DNS-Tests sind prima um die Unschuld von Häftlingen in einigen Fällen zu beweisen, aber ich sehe, wie die Öffentlichkeit dazu gebracht wird zu denken, daß jemand schuldig sein muss, wenn kein DNS-Test ins Spiel kommt. Ich höre niemanden darüber sprechen, warum, wenn so viele Unschuldige aufgrund von DNS-Tests ihre Freiheit erlangen, in der Mehrheit der Fälle, wo nämlich DNS keine Rolle spielt, keine Fragen gestellt werden. Schließlich werden nicht nur in Fällen, wo DNS Bedeutung hat, Unschuldige zum Tode verurteilt. Es ist Tatsache, daß in den meisten Todesstrafen-Urteilen DNS überhaupt keine Beweiskraft hat. Der gesunde Menschenverstand zwingt zu der Einsicht daß, wenn die Unschuld so vieler Menschen in der GERINGEN ANZAHL VON FÄLLEN, wo DNS-Tests eine Rolle spielen, bewiesen werden kann, in den Fällen,wo DNS nichts über Schuld oder Unschuld aussagen kann, sogar noch genauer geprüft werden sollte. In diesen Fällen sollte besondere Sorgfalt angewandt werden, da es viel schwieriger ist, sicherzustellen, daß kein Unschuldiger verurteilt und hingerichtet wird. Dies lässt sich erreichen dadurch daß mehr Rechtsanwälte und Ermittler zur Verfügung gestellt werden, dadurch daß mehr Zeit und Mittel für die Revision zur Verfügung gestellt werden. Unglücklicherweise geht der Trend in Richtung weniger Zeit für Revisionen, und zu weniger Geld und Mitteln, die zur Verfügung stehen, damit man versuchen kann zu beweisen, daß man zu Unrecht verurteilt wurde.

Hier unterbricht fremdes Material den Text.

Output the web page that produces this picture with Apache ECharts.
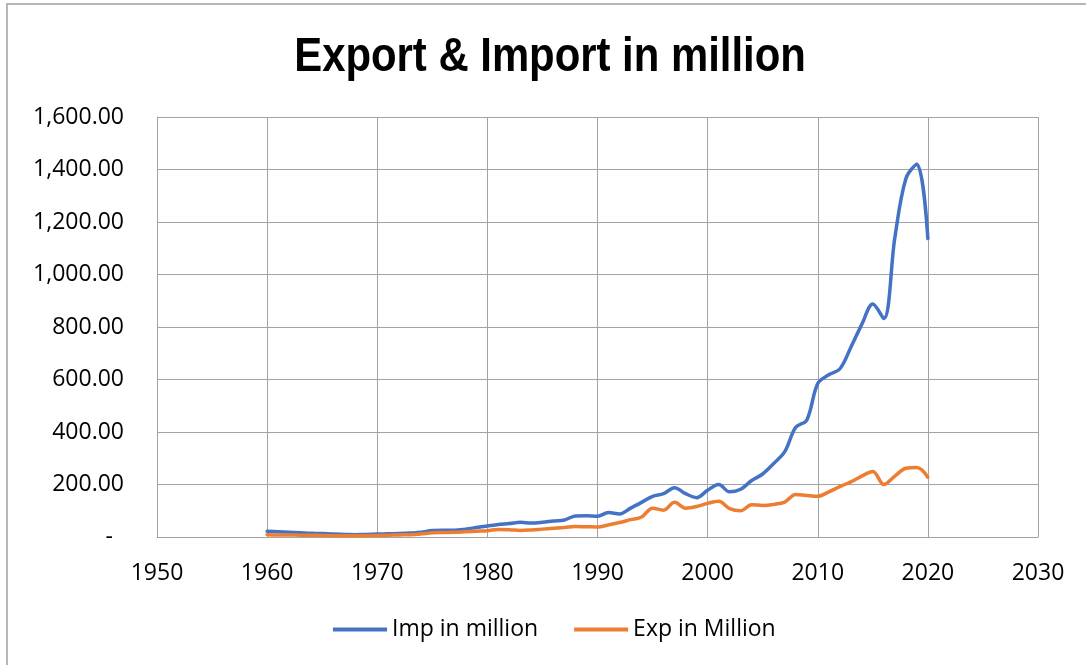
<!DOCTYPE html>
<html>
<head>
<meta charset="utf-8">
<style>
  html, body { margin: 0; padding: 0; background: #ffffff; }
  #chart { width: 1086px; height: 665px; }
</style>
<script src="https://cdn.jsdelivr.net/npm/echarts@6/dist/echarts.min.js"></script>
</head>
<body>
<div id="chart"></div>
<script>
// Yearly trade figures, in millions
const years = [
  1960, 1961, 1962, 1963, 1964, 1965, 1966, 1967, 1968, 1969,
  1970, 1971, 1972, 1973, 1974, 1975, 1976, 1977, 1978, 1979,
  1980, 1981, 1982, 1983, 1984, 1985, 1986, 1987, 1988, 1989,
  1990, 1991, 1992, 1993, 1994, 1995, 1996, 1997, 1998, 1999,
  2000, 2001, 2002, 2003, 2004, 2005, 2006, 2007, 2008, 2009,
  2010, 2011, 2012, 2013, 2014, 2015, 2016, 2017, 2018, 2019,
  2020
];

const importsMillion = [
  22, 20, 18, 16, 14, 13, 11, 10, 9, 10,
  11, 12, 13, 15, 18, 25, 26, 26, 30, 36,
  42, 48, 51, 56, 53, 56, 61, 65, 80, 81,
  79, 93, 88, 110, 132, 155, 165, 188, 165, 150,
  178, 200, 172, 182, 215, 240, 280, 325, 418, 445,
  585, 618, 640, 722, 810, 888, 832, 1140, 1365, 1420,
  1137
];

const exportsMillion = [
  9, 8, 8, 7, 7, 6, 5, 5, 5, 5,
  6, 7, 8, 9, 12, 16, 17, 18, 20, 22,
  24, 29, 28, 25, 27, 30, 33, 36, 40, 39,
  38, 46, 55, 66, 76, 110, 102, 132, 110, 116,
  128, 136, 108, 100, 123, 120, 124, 133, 162, 158,
  155, 172, 192, 210, 232, 250, 200, 232, 262, 265,
  228
];

const seriesNames = ['Imp in million', 'Exp in Million'];
const titleText = 'Export & Import in million';

const gridGray = '#a3a3a3';
const labelFont = "'Open Sans', 'Liberation Sans', sans-serif";

function pairs(values) {
  return years.map((y, i) => [y, values[i]]);
}

function formatValue(v) {
  if (v === 0) return '{dash|-}';
  return v.toLocaleString('en-US', { minimumFractionDigits: 2, maximumFractionDigits: 2 });
}

const chart = echarts.init(document.getElementById('chart'), null, { renderer: 'canvas' });

chart.setOption({
  backgroundColor: '#ffffff',
  animation: false,
  graphic: [
    {
      // chart frame
      type: 'rect',
      shape: { x: 7, y: 4, width: 1200, height: 1000 },
      style: { fill: 'none', stroke: '#a0a0a0', lineWidth: 1.5 },
      silent: true,
      z: -10
    },
    {
      // heading, set in a condensed bold face
      type: 'text',
      x: 550,
      y: 58,
      scaleX: 0.872,
      style: {
        text: titleText,
        fontFamily: "'Liberation Sans', Arial, sans-serif",
        fontWeight: 'bold',
        fontSize: 48,
        fill: '#000000',
        textAlign: 'center',
        textVerticalAlign: 'middle'
      },
      silent: true
    }
  ],
  legend: {
    left: 328,
    top: 613,
    icon: 'rect',
    itemWidth: 54,
    itemHeight: 4,
    itemGap: 36,
    textStyle: { fontFamily: labelFont, fontSize: 23, color: '#000000' },
    data: seriesNames
  },
  grid: {
    left: 157,
    right: 48,
    top: 117,
    bottom: 128,
    containLabel: false
  },
  xAxis: {
    type: 'value',
    min: 1950,
    max: 2030,
    interval: 10,
    axisLine: { show: true, lineStyle: { color: gridGray, width: 1 } },
    axisTick: { show: false },
    splitLine: { show: true, lineStyle: { color: gridGray, width: 1 } },
    axisLabel: {
      margin: 25,
      fontFamily: labelFont,
      fontSize: 23,
      color: '#000000',
      formatter: v => String(v)
    }
  },
  yAxis: {
    type: 'value',
    min: 0,
    max: 1600,
    interval: 200,
    axisLine: { show: true, lineStyle: { color: gridGray, width: 1 } },
    axisTick: { show: false },
    splitLine: { show: true, lineStyle: { color: gridGray, width: 1 } },
    axisLabel: {
      margin: 33,
      fontFamily: labelFont,
      fontSize: 23,
      color: '#000000',
      formatter: formatValue,
      rich: {
        dash: { fontFamily: labelFont, fontSize: 23, color: '#000000', padding: [0, 11, 0, 0] }
      }
    }
  },
  series: [
    {
      name: seriesNames[0],
      type: 'line',
      data: pairs(importsMillion),
      smooth: 0.35,
      symbol: 'none',
      color: '#4472c4',
      lineStyle: { width: 3.5, color: '#4472c4', cap: 'round', join: 'round' },
      z: 3
    },
    {
      name: seriesNames[1],
      type: 'line',
      data: pairs(exportsMillion),
      smooth: 0.35,
      symbol: 'none',
      color: '#ed7d31',
      lineStyle: { width: 3.5, color: '#ed7d31', cap: 'round', join: 'round' },
      z: 4
    }
  ]
});
</script>
</body>
</html>
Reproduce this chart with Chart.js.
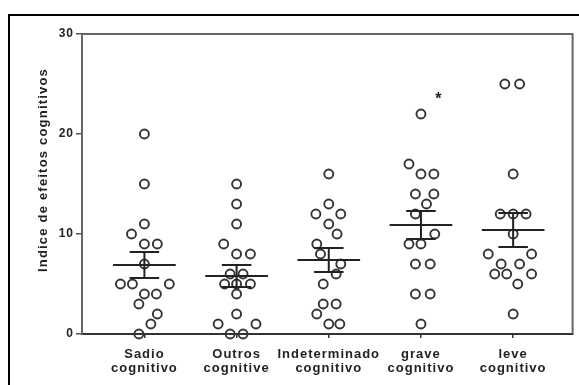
<!DOCTYPE html>
<html>
<head>
<meta charset="utf-8">
<script src="https://cdn.jsdelivr.net/npm/chart.js@4.4.1/dist/chart.umd.min.js"></script>
<style>
  html, body { margin: 0; padding: 0; background: #fff; overflow: hidden; }
  canvas { position: absolute; left: 0; top: 0; }
  #marco { position: absolute; left: 8px; top: 14px; width: 600px; height: 400px;
           border-left: 2px solid #000; border-top: 2px solid #000; pointer-events: none; }
</style>
</head>
<body>
<canvas id="grafico" width="579" height="385"></canvas>
<div id="marco"></div>
<script>
// categorias (duas linhas por rótulo)
const grupos = ['Sadio', 'Outros', 'Indeterminado', 'grave', 'leve'];
const segundaLinha = ['cognitivo', 'cognitive', 'cognitivo', 'cognitivo', 'cognitivo'];
const ticksY = [0, 10, 20, 30];
const tituloY = 'Indice de efeitos cognitivos';

// valores de cada grupo + deslocamento horizontal
const valSadio = [20, 15, 11, 10, 9, 9, 7, 5, 5, 5, 4, 4, 3, 2, 1, 0];
const desvSadio = [0, 0, 0, -0.14, 0, 0.14, 0, -0.26, -0.13, 0.27, 0, 0.13, -0.06, 0.14, 0.07, -0.06];
const valOutros = [15, 13, 11, 9, 8, 8, 6, 6, 5, 5, 5, 4, 2, 1, 1, 0, 0];
const desvOutros = [0, 0, 0, -0.14, 0, 0.15, -0.07, 0.07, -0.13, 0, 0.15, 0, 0, -0.2, 0.21, -0.07, 0.07];
const valIndet = [16, 13, 12, 12, 11, 10, 9, 8, 7, 6, 5, 3, 3, 2, 1, 1];
const desvIndet = [0, 0, -0.14, 0.13, 0, 0.09, -0.13, -0.09, 0.13, 0.08, -0.06, -0.06, 0.08, -0.13, 0, 0.12];
const valGrave = [22, 17, 16, 16, 14, 14, 13, 12, 10, 9, 9, 7, 7, 4, 4, 1];
const desvGrave = [0, -0.13, 0, 0.14, -0.06, 0.14, 0.06, -0.06, 0.15, -0.13, 0, -0.06, 0.1, -0.06, 0.1, 0];
const valLeve = [25, 25, 16, 12, 12, 12, 10, 8, 8, 7, 7, 6, 6, 6, 5, 2];
const desvLeve = [-0.09, 0.07, 0, -0.14, 0, 0.14, 0, -0.27, 0.2, -0.13, 0.07, -0.2, -0.07, 0.2, 0.05, 0];

// média e erro padrão
const medias = [6.9, 5.8, 7.4, 10.9, 10.4];
const erros = [1.3, 1.1, 1.2, 1.4, 1.7];

// asterisco de significância sobre "grave"
const asterisco = { x: 3.19, y: 23.7 };

const valores = [valSadio, valOutros, valIndet, valGrave, valLeve];
const desvios = [desvSadio, desvOutros, desvIndet, desvGrave, desvLeve];

const COR = '#333';
const FONTE = '"Liberation Sans", Arial, sans-serif';

const pontos = valores.map((vals, i) => ({
    data: vals.map((v, k) => ({ x: i + desvios[i][k], y: v })),
    showLine: false,
    pointRadius: 4.5,
    pointBorderWidth: 1.9,
    pointBorderColor: COR,
    pointBackgroundColor: 'rgba(255,255,255,0)',
    clip: false
}));

const linhasMedia = [];
medias.forEach((m, i) => {
    linhasMedia.push({ x: i - 0.34, y: m }, { x: i + 0.34, y: m }, { x: i, y: null });
});

const linhasErro = [];
medias.forEach((m, i) => {
    const e = erros[i];
    linhasErro.push(
        { x: i - 0.16, y: m + e }, { x: i + 0.16, y: m + e }, { x: i, y: null },
        { x: i, y: m + e }, { x: i, y: m - e }, { x: i, y: null },
        { x: i - 0.16, y: m - e }, { x: i + 0.16, y: m - e }, { x: i, y: null }
    );
});

const extras = {
    id: 'extras',
    beforeDraw(chart) {
        chart.ctx.letterSpacing = '1px';
    },
    beforeDatasetsDraw(chart) {
        const { ctx, chartArea: a } = chart;
        ctx.save();
        ctx.strokeStyle = '#666';
        ctx.lineWidth = 2;
        ctx.beginPath();
        ctx.moveTo(a.left, a.top);
        ctx.lineTo(a.right, a.top);
        ctx.lineTo(a.right, a.bottom);
        ctx.stroke();
        ctx.restore();
    },
    afterDraw(chart) {
        const ctx = chart.ctx;
        const sx = chart.scales.x, sy = chart.scales.y;
        ctx.save();
        ctx.fillStyle = '#222';
        ctx.textAlign = 'center';
        ctx.textBaseline = 'middle';
        ctx.font = 'bold 16px ' + FONTE;
        ctx.letterSpacing = '0px';
        ctx.fillText('*', sx.getPixelForValue(asterisco.x), sy.getPixelForValue(asterisco.y) + 3);
        ctx.translate(43, 170);
        ctx.rotate(-Math.PI / 2);
        ctx.font = 'bold 13px ' + FONTE;
        ctx.letterSpacing = '1.2px';
        ctx.fillText(tituloY, 0, 0);
        ctx.restore();
    }
};

new Chart(document.getElementById('grafico'), {
    type: 'scatter',
    data: {
        datasets: [
            { data: linhasMedia, showLine: true, spanGaps: false, borderColor: '#222', borderWidth: 2, pointRadius: 0, clip: false },
            { data: linhasErro, showLine: true, spanGaps: false, borderColor: '#222', borderWidth: 2, pointRadius: 0, clip: false },
            ...pontos
        ]
    },
    options: {
        responsive: false,
        devicePixelRatio: 1,
        animation: false,
        layout: { padding: { left: 0, top: 34, right: 2, bottom: 0 } },
        plugins: { legend: { display: false }, tooltip: { enabled: false } },
        scales: {
            x: {
                type: 'linear',
                min: -0.677,
                max: 4.645,
                afterFit: s => { s.height = 51; },
                afterBuildTicks: s => { s.ticks = grupos.map((g, i) => ({ value: i })); },
                ticks: {
                    autoSkip: false,
                    maxRotation: 0,
                    padding: 9,
                    color: '#222',
                    font: { family: FONTE, size: 13, weight: 'bold', lineHeight: 1.1 },
                    callback: v => [grupos[v], segundaLinha[v]]
                },
                grid: { drawOnChartArea: false, drawTicks: true, tickLength: 4, color: COR, lineWidth: 1.5 },
                border: { display: true, color: COR, width: 2 }
            },
            y: {
                min: 0,
                max: 30,
                afterFit: s => { s.width = 82; },
                afterBuildTicks: s => { s.ticks = ticksY.map(v => ({ value: v })); },
                ticks: {
                    padding: 2,
                    color: '#222',
                    font: { family: FONTE, size: 12, weight: 'bold' }
                },
                grid: { drawOnChartArea: false, drawTicks: true, tickLength: 6, color: '#555', lineWidth: 1.5 },
                border: { display: true, color: '#666', width: 2 }
            }
        }
    },
    plugins: [extras]
});
</script>
</body>
</html>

Zu der Behauptung dieses Sprechers für die Rechte von Opfern, es sei nie bewiesen worden, daß in den USA ein Unschuldiger hingerichtet worden sei, ist noch etwas zu sagen. Ich las einen anderen Artikel über einen Mann in Texas, der vor ein paar Jahren hingerichtet wurde. Ich kann mich nicht an seinen Namen erinnern, aber er schwor, daß er unschuldig sei und bat um die Genemigung eines DNS-Testes. Gouverneur Bush verweigerte ihm den Test und ließ ihn hinrichten. Vor seiner Hinrichtung jedoch gab dieser Mann seinen Anwälten eine Probe von seinen Haaren. Er wollte sie nach seiner Hinrichtung getestet haben. Die Anwälte gingen nach der Hinrichtung zum Büro von Gouverneur Bush um das Beweismaterial (es befand sich im Besitz des Staates Texas) zu holen, damit der DNS-Test durchgeführt werden konnte um dadurch zu beweisen, daß George W. Bush gerade einen Unschuldigen getötet hatte. Aber plötzlich behaupteten Bush's Leute, das Beweismaterial sei ‘verloren gegangen’ und sie könnten es nicht zur Verfügung stellen - und dies, nachdem sich die Beweise alle diese Jahre in ihrem Besitz befunden hatten. Also konnten die Anwälte die Tests nicht machen lassen. Wie zweckdienlich für George Bush, daß dieses Beweismaterial ‘verloren ging’ und kein DNS-Test nachweisen konnte, daß man einen Unschuldigen umgebracht hatte. Ich nehme an, George Bush will sicherstellen, daß ihm niemand beweisen kann, daß er unrecht hat, wenn er behauptet, er habe niemals einen Unschuldigen hinrichten lassen. Vielleicht sollte er die ehrlichere und korrektere Behauptung benutzen, ‘niemand werde in der Lage sein ihm die Hinrichtung eines Unschuldigen nachzuweisen, wenn er das verhindern kann’.

P.S. Wenn Ihr Bush das nächste Mal im Fernsehen seht, schaut in seine Augen, und dann versucht mir zu erzählen, der Mann sei geistig gesund. Okay, für dieses Mal mache ich Schluss.